One final note is that each time the experiment code is run, we use skopt.forest.minimize to optimize the parameters \sigma (for the Huber loss with non-squared residuals) and k (for the smooth squashing loss function with separate optimization for squared and non-squared residuals). We do this by performing 50 calls to an objective function for each of the optimization problems. For k, we search uniformly on the interval [0.01, 0.2] , and for sigma the uniform interval [0.001, 0.5] .
Results
First, we obtain a table of the average MAE for models on each dataset size:
Here we see a graphical representation of the same data:
Below is a plot of a model made with the optimized optimized Huber loss function on non-squared residuals at our largest dataset size:
This model provides a wonderful fit for a linear approximation.
Conclusion
Note that some of the loss functions graphed yield nearly identical results. It is unsurprising that Scipy’s L2 and Huber losses from the least_squares method were so similar, because the sigma value used is 2, and with the way our data is scaled very few residuals will reach this magnitude. Then Huber loss on squared residuals will always be essentially the same as L2 loss on squared residuals for data of this scale when using least_squares.
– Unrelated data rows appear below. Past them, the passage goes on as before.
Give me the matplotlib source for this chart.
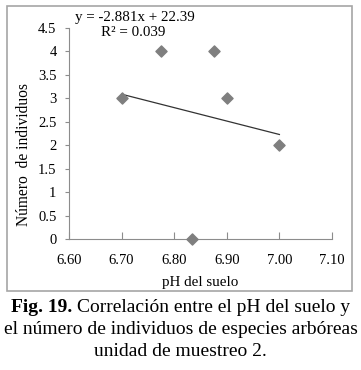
import numpy as np
import matplotlib.pyplot as plt
from matplotlib.patches import Rectangle

# datos
ph = [6.70, 6.775, 6.875, 6.90, 7.00, 6.833]
individuos = [3, 4, 4, 3, 2, 0]
xticks = [6.60, 6.70, 6.80, 6.90, 7.00, 7.10]
yticks = [0, 0.5, 1, 1.5, 2, 2.5, 3, 3.5, 4, 4.5]

plt.rcParams['font.family'] = ['Liberation Serif', 'DejaVu Serif']

fig = plt.figure(figsize=(3.61, 3.70), dpi=100)
gris = '#8c8c8c'

# marco del grafico
fig.patches.append(Rectangle((7 / 361, 1 - 291 / 370), 345 / 361, 285 / 370,
                             transform=fig.transFigure, fill=False,
                             edgecolor='#a6a6a6', linewidth=1.2))

ax = fig.add_axes([69 / 361, 1 - 239 / 370, 263 / 361, 211 / 370])
ax.scatter(ph, individuos, marker='D', s=32, color='#7f7f7f', zorder=3, clip_on=False)

# linea de tendencia
m, b = np.polyfit(ph, individuos, 1)
xl = np.array([min(ph), max(ph)])
ax.plot(xl, m * xl + b, color='#333333', linewidth=0.9)

ax.set_xlim(6.60, 7.10)
ax.set_ylim(0, 4.5)
ax.set_xticks(xticks)
ax.set_xticklabels([f'{t:.2f}' for t in xticks])
ax.set_yticks(yticks)
ax.set_yticklabels([f'{t:g}' for t in yticks])
ax.tick_params(axis='x', direction='in', length=5, color=gris, labelsize=10.5, pad=11)
ax.tick_params(axis='y', direction='out', length=3, color=gris, labelsize=10.5, pad=6)
for s in ['top', 'right']:
    ax.spines[s].set_visible(False)
for s in ['left', 'bottom']:
    ax.spines[s].set_color(gris)
    ax.spines[s].set_linewidth(0.8)

ax.set_xlabel('pH del suelo', fontsize=10.8, labelpad=6)
ax.set_ylabel('Número  de individuos', fontsize=11.2)
ax.yaxis.set_label_coords(32 / 361, 1 - 155 / 370, transform=fig.transFigure)

fig.text(75 / 361, 1 - 17 / 370, 'y = -2.881x + 22.39', fontsize=10.8, va='center')
fig.text(101 / 361, 1 - 33 / 370, 'R² = 0.039', fontsize=10.8, va='center')

# pie de figura: primera linea con "Fig. 19." en negrita
fs = 14
r = fig.canvas.get_renderer()
t1 = fig.text(0, 1 - 307 / 370, 'Fig. 19. ', fontsize=fs, fontweight='bold', va='center')
t2 = fig.text(0, 1 - 307 / 370, 'Correlación entre el pH del suelo y', fontsize=fs, va='center')
w1 = t1.get_window_extent(r).width
w2 = t2.get_window_extent(r).width
x0 = (fig.bbox.width - w1 - w2) / 2
t1.set_x(x0 / fig.bbox.width)
t2.set_x((x0 + w1) / fig.bbox.width)
fig.text(0.5, 1 - 330 / 370, 'el número de individuos de especies arbóreas',
         fontsize=fs, ha='center', va='center')
fig.text(0.5, 1 - 352 / 370, 'unidad de muestreo 2.',
         fontsize=fs, ha='center', va='center')

fig.savefig('out.png', dpi=100)
plt.close(fig)
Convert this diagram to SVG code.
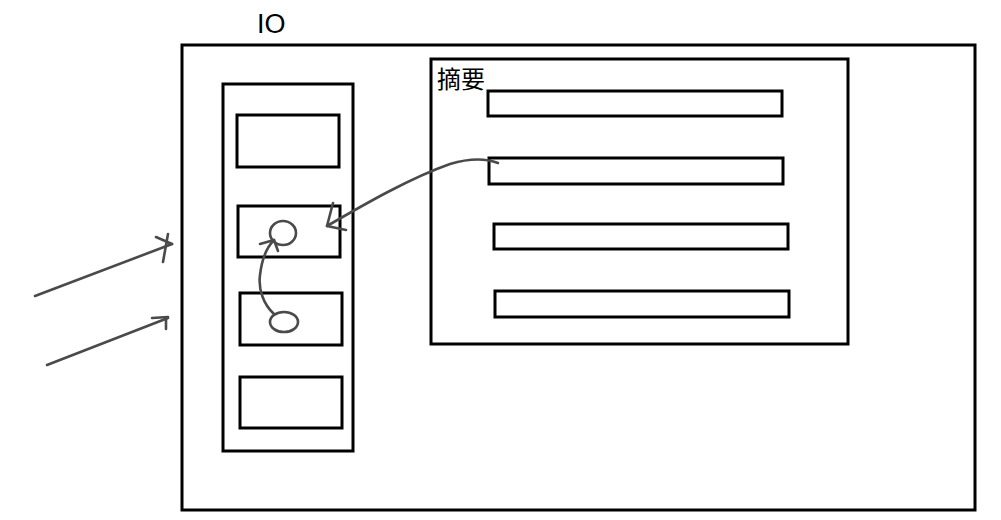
<svg xmlns="http://www.w3.org/2000/svg" width="1001" height="520" viewBox="0 0 1001 520">
<style>
.box{fill:none;stroke:#000;stroke-width:3}
.sk{fill:none;stroke:#4a4a4a;stroke-width:2.6;stroke-linecap:round;stroke-linejoin:round}
.t{font-family:"Liberation Sans","Noto Sans CJK SC",sans-serif;fill:#000}
</style>
<rect width="1001" height="520" fill="#fff"/>
<g id="io">
<rect class="box" x="182" y="45" width="793" height="465"/>
<text class="t" x="257" y="33" font-size="27">IO</text>
</g>
<g id="column">
<rect class="box" x="223" y="84" width="130" height="367"/>
</g>
<g id="slot1"><rect class="box" x="237" y="115" width="102" height="52"/></g>
<g id="slot2"><rect class="box" x="238" y="206" width="102" height="51"/>
<ellipse class="sk" cx="283" cy="233" rx="13" ry="12"/></g>
<g id="slot3"><rect class="box" x="240" y="293" width="102" height="52"/>
<ellipse class="sk" cx="284" cy="322" rx="14" ry="10"/></g>
<g id="slot4"><rect class="box" x="240" y="377" width="102" height="51"/></g>
<g id="summary">
<rect class="box" x="431" y="59" width="417" height="285"/>
<text class="t" x="437" y="88" font-size="24">摘要</text>
</g>
<g id="bar1"><rect class="box" x="488" y="91" width="294" height="25"/></g>
<g id="bar2"><rect class="box" x="489" y="158" width="294" height="26"/></g>
<g id="bar3"><rect class="box" x="494" y="224" width="294" height="25"/></g>
<g id="bar4"><rect class="box" x="495" y="291" width="294" height="26"/></g>
<g id="connectors">
<path class="sk" d="M35,296 L172,244"/>
<path class="sk" d="M156,237 L172,244 M168,234 L163,262"/>
<path class="sk" d="M47,365 L168,318"/>
<path class="sk" d="M152,318 L168,317 M166,318 L166,329"/>
<path class="sk" d="M498,163 C485,158 470,158 450,164 C410,178 365,204 327,226"/>
<path class="sk" d="M333,203 L327,226 L346,230"/>
<path class="sk" d="M274,314 C264,305 258,290 260,275 C262,258 266,248 274,240"/>
<path class="sk" d="M260,244 L274,240 L278,251"/>
</g>
</svg>
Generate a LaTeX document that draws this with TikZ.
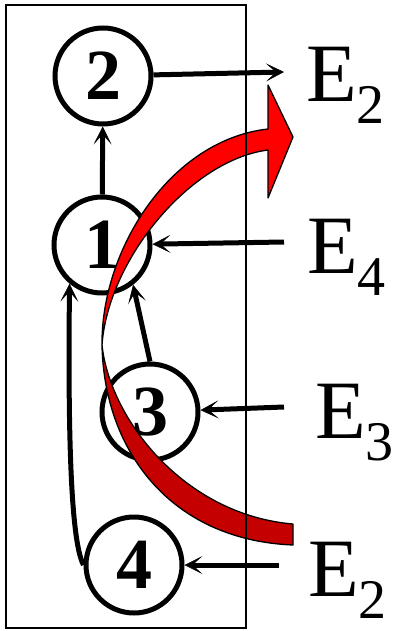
\documentclass[tikz,border=0pt]{standalone}
\usepackage{fontspec}
\setmainfont{Liberation Serif}
\usetikzlibrary{arrows.meta}
\definecolor{darkred}{RGB}{196,0,0}
\newcommand\lbl[2]{#1\raisebox{-22pt}{\fontsize{56}{56}\selectfont #2}}
\begin{document}
\begin{tikzpicture}[x=1pt,y=-1pt,
 circ/.style={circle,draw,line width=5pt,minimum size=96pt,inner sep=0pt,font=\fontsize{72}{72}\selectfont\bfseries},
 lab/.style={anchor=base west,inner sep=0pt,font=\fontsize{83}{83}\selectfont},
 arr/.style={line width=5pt,-{Stealth[length=18pt,width=18pt,inset=10pt,line width=0.5pt]}},
 ribbon/.style={draw=black,line width=1.3pt,line join=round}]
\useasboundingbox (0,0) rectangle (393,631);
\node[circ] (n2) at (103,76) {2};
\node[circ] (n1) at (102,245) {1};
\node[circ] (n3) at (150,412) {3};
\node[circ] (n4) at (134,565) {4};
\node[lab] (lE2a) at (306,102) {\lbl{E}{2}};
\node[lab] (lE4) at (307,273) {\lbl{E}{4}};
\node[lab] (lE3) at (315,438) {\lbl{E}{3}};
\node[lab] (lE2b) at (308,596) {\lbl{E}{2}};
\coordinate (h2) at (284,72);
\coordinate (t4) at (284,242);
\coordinate (t3) at (284,407);
\coordinate (t2b) at (279,565);
\draw[arr] (n2) -- (h2);
\draw[arr] (n1) -- (n2);
\draw[arr] (t4) -- (n1);
\draw[arr] (t3) -- (n3);
\draw[arr] (t2b) -- (n4);
\draw[arr] (n3.north) -- (n1.-52);
\draw[arr] (n4.west) .. controls (70,540) and (68,420) .. (n1.-130);
\filldraw[ribbon,fill=darkred] (102,345) .. controls (104,450) and (170,540) .. (293,545) -- (293,524) .. controls (185,515) and (110,420) .. (102,345) -- cycle;
\filldraw[ribbon,fill=red] (102,345) .. controls (101,250) and (170,140) .. (268,129) -- (268,85) -- (293,137) -- (268,198) -- (268,150) .. controls (190,160) and (108,260) .. (102,345) -- cycle;
\draw[line width=1.8pt] (6,5) rectangle (246,628);
\end{tikzpicture}
\end{document}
Additionally, every loss function we tried yielded better results on this data when applied to residuals as opposed to squared residuals. In fact, most of the loss functions (L1, soft L1, Cauchy, and arctan) had nearly identical performance to each other when residuals were not squared. These error functions also proved to be very effective even at small dataset sizes, performing at a very similar level on smaller amounts of data as on larger amounts.
Interestingly, smooth squashing was by far the superior choice when performed on squared residuals, but with ordinary residuals, it was the least effective.
Finally, our winning function was the optimized Huber on non-squared residuals. When eliminating squared residuals, the loss function becomes discontinuous at \sigma . In our experiments, the \sigma value chosen was generally close to 0.1, creating a larger penalty for observations with residuals less than \sigma, followed by a drop-off to a more gradual increase in penalty size for larger residuals.
While any of the above loss functions will give good results, when accuracy really matters, it is clear to see that our choice can have a measurable impact on our model. This experiment will aid us in choosing loss functions for future models and highlights the importance of testing different types of error calculation in predictive modeling.